The head of the Association of British Insurers (ABI) has questioned Lord Turner's suggestion that a state run pensions scheme could be run at a costings rate of 0.3% of assets, adding that the private sector could offer a viable low cost alternative to the state.
In his pension report delivered at the end of November last year, Lord Turner, chair of the Pensions Commission, suggested that a low cost state pension scheme was needed to entice UK citizens back into saving for retirement. Lord Turner suggested that a government run scheme could hold administration costs down to just 0.3% of assets.
However, ABI head Stephen Haddrill has argued that the Turner figure is unrealistic and that costs could not realistically be any lower than 0.5% at best. Meanwhile, fearing the Turner report proposals could cost the private pensions sector business, Mr Haddrill has boldly pledged that the private sector could offer a competitive cost-effective alternative to a public scheme given the same regulatory conditions.

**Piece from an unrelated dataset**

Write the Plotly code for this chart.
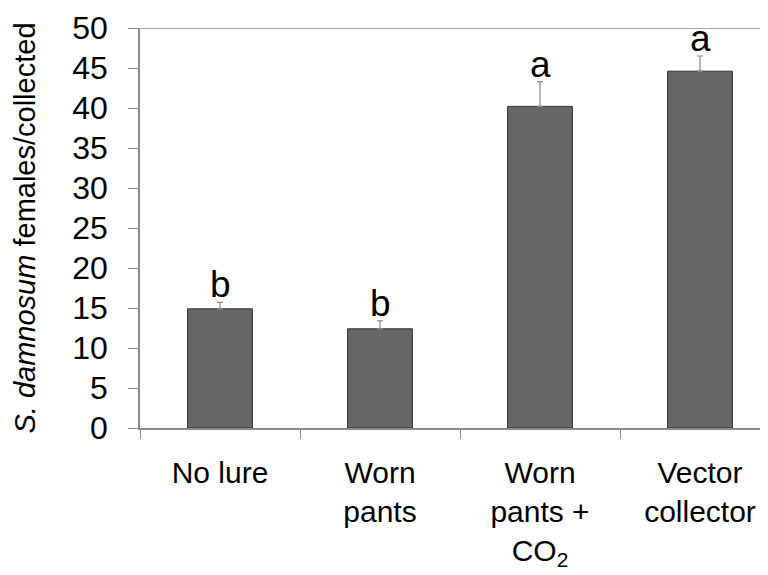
import plotly.graph_objects as go

categories = ["No lure", "Worn<br>pants", "Worn<br>pants +<br>CO<sub>2</sub>", "Vector<br>collector"]
means = [14.9, 12.4, 40.2, 44.6]
errors = [0.8, 1.0, 3.1, 1.9]
letters = ["b", "b", "a", "a"]
y_ticks = [0, 5, 10, 15, 20, 25, 30, 35, 40, 45, 50]

FONT = "Liberation Sans, Arial, sans-serif"
AXIS_GRAY = "#8a8a8a"

fig = go.Figure()
fig.add_trace(go.Bar(
    x=categories, y=means,
    width=0.405,
    marker=dict(color="#666666", line=dict(color="#333333", width=1)),
    error_y=dict(type="data", array=errors, arrayminus=[0]*len(errors), symmetric=False,
                 color="#8a8a8a", thickness=1.2, width=3),
    showlegend=False,
))

for c, m, e, l in zip(categories, means, errors, letters):
    fig.add_annotation(x=c, y=m + e, text=l, showarrow=False, yanchor="bottom",
                       yshift=-5, font=dict(family=FONT, size=37, color="black"))

fig.add_shape(type="line", xref="paper", yref="y", x0=0, x1=1, y0=50, y1=50,
              line=dict(color=AXIS_GRAY, width=1.5))

fig.update_layout(
    width=768, height=575,
    margin=dict(l=132, r=0, t=20, b=155),
    plot_bgcolor="white", paper_bgcolor="white",
    font=dict(family=FONT, color="black"),
    bargap=0.6,
)
fig.update_xaxes(
    type="category", range=[-0.5, 3.475], automargin=False,
    showline=True, linecolor=AXIS_GRAY, linewidth=1.5,
    ticks="outside", tickson="boundaries", ticklen=9, tickcolor=AXIS_GRAY, tickwidth=1.2,
    tickfont=dict(family=FONT, size=30, color="black"),
    ticklabelstandoff=17,
    showgrid=False,
)
fig.update_yaxes(
    range=[0, 50], tickvals=y_ticks, automargin=False,
    showline=True, linecolor=AXIS_GRAY, linewidth=1.5,
    ticks="outside", ticklen=10, tickcolor=AXIS_GRAY, tickwidth=1.2,
    tickfont=dict(family=FONT, size=32, color="black"),
    ticklabelstandoff=14,
    showgrid=False, zeroline=False,
    title=dict(text="<i>S. damnosum</i> females/collected",
               font=dict(family=FONT, size=29, color="black"), standoff=28),
)

fig.write_html("out.html")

If we get the same basic framework [as proposed in the report] – automatic enrolment, simple advice – it [a private sector scheme] will be competitive in cost terms with the state solution, Mr Haddrill told Reuters.
Following the publication of the Pensions Commission’s report, the UK government challenged the private sector to devise a viable alternative to a public pension program by February. Mr Haddrill said the industry was confident it could devise a realistic alternative but not at the 0.3% cost level.